Are you looking at the file I uploaded? There should be /bin/sdb and /bin/cshell, which contain much of the default configuration logic, and a /lib/libmotopia.so, which has the interface used to access the NVRAM (the actual access code is in the kernel space).

I also got a device (a 4111N) and I have a full filesystem dump for it.

At this point I'm about 95% sure that none of the firmwares shipped since 2013/14 or so have the code we want (not unless it is crippled and/or well hidden.) Still looking at older versions. I have some educated guesses as to how the password is generated, but I can't come up with a working algorithm. There's most likely a MD5 of either the serial number or the mfg timestamp (plus an unknown salt) involved.
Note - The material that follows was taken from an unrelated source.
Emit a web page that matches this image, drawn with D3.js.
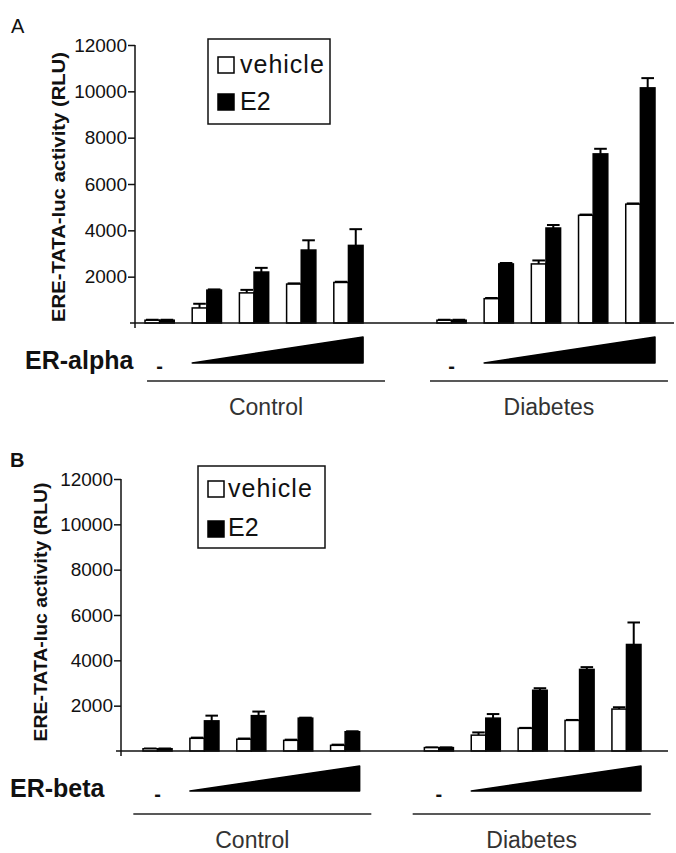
<!DOCTYPE html>
<html>
<head>
<meta charset="utf-8">
<script src="https://cdn.jsdelivr.net/npm/d3@7"></script>
<style>
  body { margin: 0; background: #fff; }
  svg { display: block; font-family: "Liberation Sans", Arial, sans-serif; }
</style>
</head>
<body>
<div id="chart"></div>
<script>
// categories
const conditions = ["Control", "Diabetes"];
const doses = ["none", "d1", "d2", "d3", "d4"];
const treatments = ["vehicle", "E2"];
const yTicks = [2000, 4000, 6000, 8000, 10000, 12000];

// panel A: ER-alpha, Control x5 then Diabetes x5 (RLU)
const alphaVehicle = [120, 650, 1300, 1680, 1750, 120, 1050, 2550, 4650, 5130];
const alphaVehicleErr = [20, 180, 130, 30, 30, 20, 30, 150, 30, 30];
const alphaE2 = [120, 1420, 2200, 3150, 3350, 120, 2550, 4100, 7300, 10150];
const alphaE2Err = [20, 30, 180, 420, 700, 20, 40, 130, 220, 420];

// panel B: ER-beta
const betaVehicle = [100, 560, 520, 470, 250, 150, 700, 1000, 1350, 1850];
const betaVehicleErr = [10, 30, 30, 30, 30, 10, 120, 20, 20, 80];
const betaE2 = [100, 1330, 1560, 1450, 850, 150, 1450, 2680, 3600, 4700];
const betaE2Err = [10, 230, 180, 20, 20, 10, 180, 90, 100, 970];

const W = 676, H = 853;

const svg = d3
  .select("#chart")
  .append("svg")
  .attr("width", W)
  .attr("height", H);

const drawPanel = (p) => {
  const g = svg.append("g");

  const y = d3.scaleLinear().domain([0, 12000]).range([p.y0, p.yTop]);
  const xCond = d3.scaleBand().domain(conditions).range(p.xRange).paddingInner(p.gap);
  const xDose = d3.scaleBand().domain(doses).range([0, xCond.bandwidth()]).paddingInner(0.38);
  const xTreat = d3.scaleBand().domain(treatments).range([0, xDose.bandwidth()]);

  // panel letter
  g.append("text")
    .attr("x", p.letterX)
    .attr("y", p.letterY)
    .attr("font-size", 20)
    .attr("font-weight", p.letterBold ? "bold" : "normal")
    .attr("fill", "#111")
    .text(p.letter);

  // y axis
  const axis = g
    .append("g")
    .attr("transform", "translate(" + p.axisX + ",0)")
    .call(
      d3.axisLeft(y)
        .tickValues(yTicks)
        .tickFormat(d3.format("d"))
        .tickSize(7)
        .tickSizeOuter(0)
        .tickPadding(1)
    );
  axis.select(".domain").remove();
  axis.selectAll(".tick line").attr("stroke", "#111").attr("stroke-width", 1.5);
  axis
    .selectAll(".tick text")
    .attr("font-size", 19)
    .attr("fill", "#111")
    .attr("font-family", '"Liberation Sans", Arial, sans-serif');
  g.append("line")
    .attr("x1", p.axisX).attr("x2", p.axisX)
    .attr("y1", y(12000)).attr("y2", p.y0 + 5)
    .attr("stroke", "#111").attr("stroke-width", 1.5);

  // y label
  g.append("text")
    .attr("transform", "translate(" + p.yLabelX + "," + p.yLabelY + ") rotate(-90)")
    .attr("text-anchor", "middle")
    .attr("font-size", 18)
    .attr("font-weight", "bold")
    .attr("fill", "#111")
    .attr("textLength", p.yLabelLen)
    .attr("lengthAdjust", "spacingAndGlyphs")
    .text("ERE-TATA-luc activity (RLU)");

  // bars
  conditions.forEach((c, ci) => {
    doses.forEach((d, di) => {
      const i = ci * doses.length + di;
      const gx = xCond(c) + xDose(d);
      const series = [
        { t: "vehicle", v: p.vehicle[i], e: p.vehicleErr[i], fill: "#fff" },
        { t: "E2", v: p.e2[i], e: p.e2Err[i], fill: "#000" },
      ];
      series.forEach((s) => {
        const bx = gx + xTreat(s.t);
        const bw = xTreat.bandwidth();
        // error bar (upper only)
        g.append("line")
          .attr("x1", bx + bw / 2).attr("x2", bx + bw / 2)
          .attr("y1", y(s.v)).attr("y2", y(s.v + s.e))
          .attr("stroke", "#000").attr("stroke-width", 2);
        g.append("line")
          .attr("x1", bx + 1).attr("x2", bx + bw - 1)
          .attr("y1", y(s.v + s.e)).attr("y2", y(s.v + s.e))
          .attr("stroke", "#000").attr("stroke-width", 2);
        g.append("rect")
          .attr("x", bx)
          .attr("y", y(s.v))
          .attr("width", bw)
          .attr("height", p.y0 - y(s.v))
          .attr("fill", s.fill)
          .attr("stroke", "#000")
          .attr("stroke-width", 1.5);
      });
    });

    // dose wedge and "-" for no receptor
    const x0 = xCond(c) + xDose("d1");
    const x1 = xCond(c) + xDose("d4") + xDose.bandwidth();
    g.append("path")
      .attr("d", "M" + x0 + "," + p.wedgeBottom + " L" + x1 + "," + p.wedgeTop + " L" + x1 + "," + p.wedgeBottom + " Z")
      .attr("fill", "#000")
      .attr("stroke", "#000")
      .attr("stroke-width", 1.5)
      .attr("stroke-linejoin", "round");
    g.append("text")
      .attr("x", xCond(c) + xDose("none") + xDose.bandwidth() / 2)
      .attr("y", p.dashY)
      .attr("text-anchor", "middle")
      .attr("font-size", 20)
      .attr("font-weight", "bold")
      .attr("fill", "#111")
      .text("-");

    // group underline and name
    const cx = xCond(c) + xCond.bandwidth() / 2 + p.lineShift[ci];
    g.append("line")
      .attr("x1", cx - 119).attr("x2", cx + 119)
      .attr("y1", p.lineY).attr("y2", p.lineY)
      .attr("stroke", "#222").attr("stroke-width", 1.5);
    g.append("text")
      .attr("x", cx)
      .attr("y", p.condY)
      .attr("text-anchor", "middle")
      .attr("font-size", 23)
      .attr("fill", "#333")
      .text(c);
  });

  // baseline
  g.append("line")
    .attr("x1", p.axisX - 5).attr("x2", p.baseEnd)
    .attr("y1", p.y0).attr("y2", p.y0)
    .attr("stroke", "#111").attr("stroke-width", 1.5);

  // factor label
  g.append("text")
    .attr("x", p.factorX)
    .attr("y", p.factorY)
    .attr("font-size", 25)
    .attr("font-weight", "bold")
    .attr("fill", "#111")
    .text(p.factor);

  // legend
  const L = p.legend;
  g.append("rect")
    .attr("x", L.x).attr("y", L.y)
    .attr("width", L.w).attr("height", L.h)
    .attr("fill", "#fff").attr("stroke", "#111").attr("stroke-width", 1.5);
  treatments.forEach((t, ti) => {
    g.append("rect")
      .attr("x", L.sx).attr("y", L.sy[ti])
      .attr("width", 16).attr("height", 16)
      .attr("fill", t === "E2" ? "#000" : "#fff")
      .attr("stroke", "#000").attr("stroke-width", 1.5);
    g.append("text")
      .attr("x", L.tx).attr("y", L.ty[ti])
      .attr("font-size", 25)
      .attr("letter-spacing", t === "vehicle" ? 1 : 0)
      .attr("fill", "#111")
      .text(t);
  });
};

drawPanel({
  letter: "A", letterX: 11, letterY: 33, letterBold: false,
  axisX: 135, y0: 323, yTop: 45, xRange: [145, 655], gap: 0.253, baseEnd: 674,
  yLabelX: 65, yLabelY: 187, yLabelLen: 270,
  vehicle: alphaVehicle, vehicleErr: alphaVehicleErr, e2: alphaE2, e2Err: alphaE2Err,
  wedgeTop: 337, wedgeBottom: 363, dashY: 373, lineY: 381, condY: 415, lineShift: [12, 3],
  factor: "ER-alpha", factorX: 25, factorY: 369,
  legend: { x: 208, y: 39, w: 122, h: 85, sx: 218, sy: [57, 94], tx: 240, ty: [73, 110] },
});

drawPanel({
  letter: "B", letterX: 10, letterY: 467, letterBold: true,
  axisX: 121, y0: 751, yTop: 479, xRange: [143, 641], gap: 0.23, baseEnd: 668,
  yLabelX: 47, yLabelY: 612, yLabelLen: 259,
  vehicle: betaVehicle, vehicleErr: betaVehicleErr, e2: betaE2, e2Err: betaE2Err,
  wedgeTop: 766, wedgeBottom: 791, dashY: 801, lineY: 814, condY: 848, lineShift: [1, -1],
  factor: "ER-beta", factorX: 10, factorY: 797,
  legend: { x: 198, y: 466, w: 127, h: 82, sx: 208, sy: [481, 521], tx: 228, ty: [497, 536] },
});
</script>
</body>
</html>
I'm trying to organize my thoughts and I'll put it somewhere on the web to keep this thread from getting too far off-topic.
Unless the exact algorithm can be worked out, fartboxes approach may be the best we have Sad

devilsadvocate Wrote:Let us know if you find any CIA planted backdoors in any of these firmwares.  This could get very interesting.


As I understand the leak, that's not something they'd plant in regular firmwares. That's more along the lines of uploading a modified version of firmware with spying capabilities onto an otherwise pristine device. To do that, you'd typically need to connect to the router via wi-fi first. (Which is not to say there aren't any backdoors in these firmwares.)